§ **Aim of the task**
Images are excluded; otherwise, output every record exactly.
----
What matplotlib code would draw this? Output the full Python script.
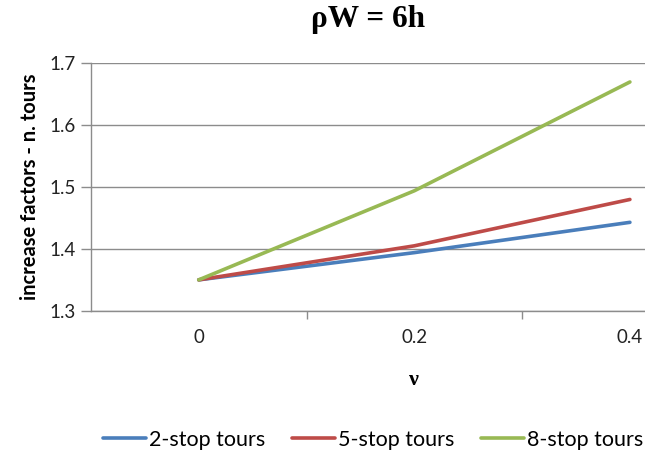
import matplotlib.pyplot as plt

# values
categories = ["0", "0.2", "0.4"]
two_stop = [1.35, 1.394, 1.443]
five_stop = [1.35, 1.405, 1.480]
eight_stop = [1.35, 1.494, 1.670]
y_ticks = [1.3, 1.4, 1.5, 1.6, 1.7]

plt.rcParams['font.family'] = ['Lato', 'DejaVu Sans']

fig = plt.figure(figsize=(6.45, 4.53), dpi=100)
ax = fig.add_axes([0.141, 0.314, 0.859, 0.546])

x = range(len(categories))
ax.plot(x, two_stop, color="#4A7EBB", lw=2.6, label="2-stop tours", solid_capstyle="round")
ax.plot(x, five_stop, color="#BE4B48", lw=2.6, label="5-stop tours", solid_capstyle="round")
ax.plot(x, eight_stop, color="#98B954", lw=2.6, label="8-stop tours", solid_capstyle="round")

ax.set_xlim(-0.5, 2.07)
ax.set_ylim(1.3, 1.7)
ax.set_yticks(y_ticks)
ax.set_yticklabels([f"{v:.1f}" for v in y_ticks])
ax.set_xticks(list(x))
ax.set_xticklabels(categories)
ax.set_xticks([0.5, 1.5], minor=True)
ax.tick_params(axis="x", which="major", length=0, pad=13, labelsize=13.5, labelcolor="#222222")
ax.tick_params(axis="x", which="minor", length=6, color="#8c8c8c", width=1)
ax.tick_params(axis="y", length=7, color="#8c8c8c", width=1, labelsize=13.5, labelcolor="#222222", pad=4)

ax.grid(axis="y", color="#8c8c8c", lw=1)
ax.set_axisbelow(True)
for s in ["top", "right"]:
    ax.spines[s].set_visible(False)
for s in ["left", "bottom"]:
    ax.spines[s].set_color("#8c8c8c")
    ax.spines[s].set_linewidth(1)

ax.set_ylabel("increase factors - n. tours", fontsize=14.5, fontweight="bold", labelpad=7)
fig.text(414 / 645, 1 - 380 / 453, "\u03bd", ha="center", va="center",
         fontsize=16, fontweight="bold", family="Liberation Serif")
fig.text(368 / 645, 1 - 19 / 453, "\u03c1W = 6h", ha="center", va="center",
         fontsize=22.5, fontweight="bold", family="Liberation Serif")

fig.legend(loc="center", bbox_to_anchor=(373 / 645, 1 - 440 / 453), ncol=3, frameon=False,
           fontsize=15.5, handlelength=2.0, handletextpad=0.12, columnspacing=1.25)

plt.savefig("out.png", dpi=100)
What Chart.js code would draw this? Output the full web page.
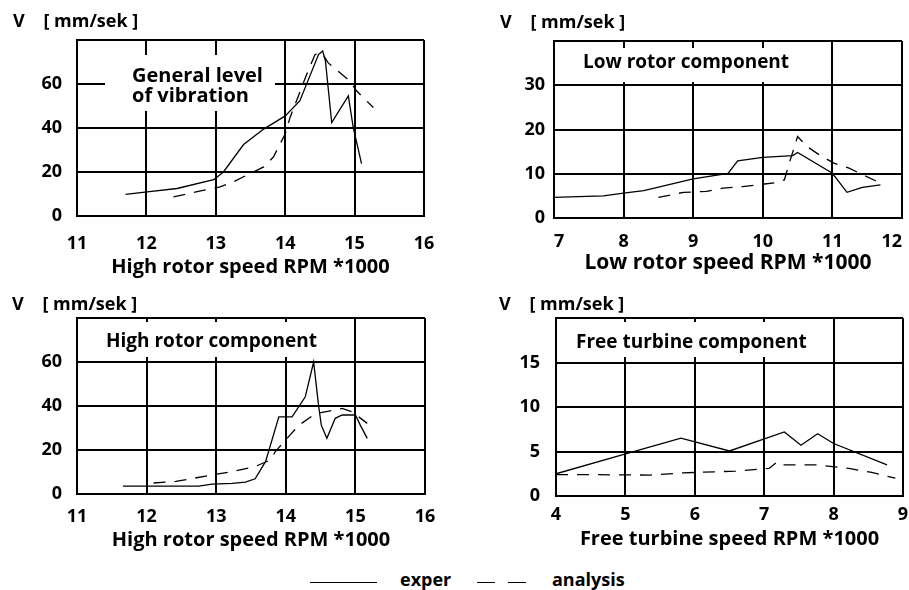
----
§ **Output of the exercise**
What matplotlib code would draw this? Output the full Python script.
import matplotlib.pyplot as plt

# values
categories = ["0", "0.2", "0.4"]
two_stop = [1.35, 1.394, 1.443]
five_stop = [1.35, 1.405, 1.480]
eight_stop = [1.35, 1.494, 1.670]
y_ticks = [1.3, 1.4, 1.5, 1.6, 1.7]

plt.rcParams['font.family'] = ['Lato', 'DejaVu Sans']

fig = plt.figure(figsize=(6.45, 4.53), dpi=100)
ax = fig.add_axes([0.141, 0.314, 0.859, 0.546])

x = range(len(categories))
ax.plot(x, two_stop, color="#4A7EBB", lw=2.6, label="2-stop tours", solid_capstyle="round")
ax.plot(x, five_stop, color="#BE4B48", lw=2.6, label="5-stop tours", solid_capstyle="round")
ax.plot(x, eight_stop, color="#98B954", lw=2.6, label="8-stop tours", solid_capstyle="round")

ax.set_xlim(-0.5, 2.07)
ax.set_ylim(1.3, 1.7)
ax.set_yticks(y_ticks)
ax.set_yticklabels([f"{v:.1f}" for v in y_ticks])
ax.set_xticks(list(x))
ax.set_xticklabels(categories)
ax.set_xticks([0.5, 1.5], minor=True)
ax.tick_params(axis="x", which="major", length=0, pad=13, labelsize=13.5, labelcolor="#222222")
ax.tick_params(axis="x", which="minor", length=6, color="#8c8c8c", width=1)
ax.tick_params(axis="y", length=7, color="#8c8c8c", width=1, labelsize=13.5, labelcolor="#222222", pad=4)

ax.grid(axis="y", color="#8c8c8c", lw=1)
ax.set_axisbelow(True)
for s in ["top", "right"]:
    ax.spines[s].set_visible(False)
for s in ["left", "bottom"]:
    ax.spines[s].set_color("#8c8c8c")
    ax.spines[s].set_linewidth(1)

ax.set_ylabel("increase factors - n. tours", fontsize=14.5, fontweight="bold", labelpad=7)
fig.text(414 / 645, 1 - 380 / 453, "\u03bd", ha="center", va="center",
         fontsize=16, fontweight="bold", family="Liberation Serif")
fig.text(368 / 645, 1 - 19 / 453, "\u03c1W = 6h", ha="center", va="center",
         fontsize=22.5, fontweight="bold", family="Liberation Serif")

fig.legend(loc="center", bbox_to_anchor=(373 / 645, 1 - 440 / 453), ncol=3, frameon=False,
           fontsize=15.5, handlelength=2.0, handletextpad=0.12, columnspacing=1.25)

plt.savefig("out.png", dpi=100)
What Chart.js code would draw this? Output the full web page.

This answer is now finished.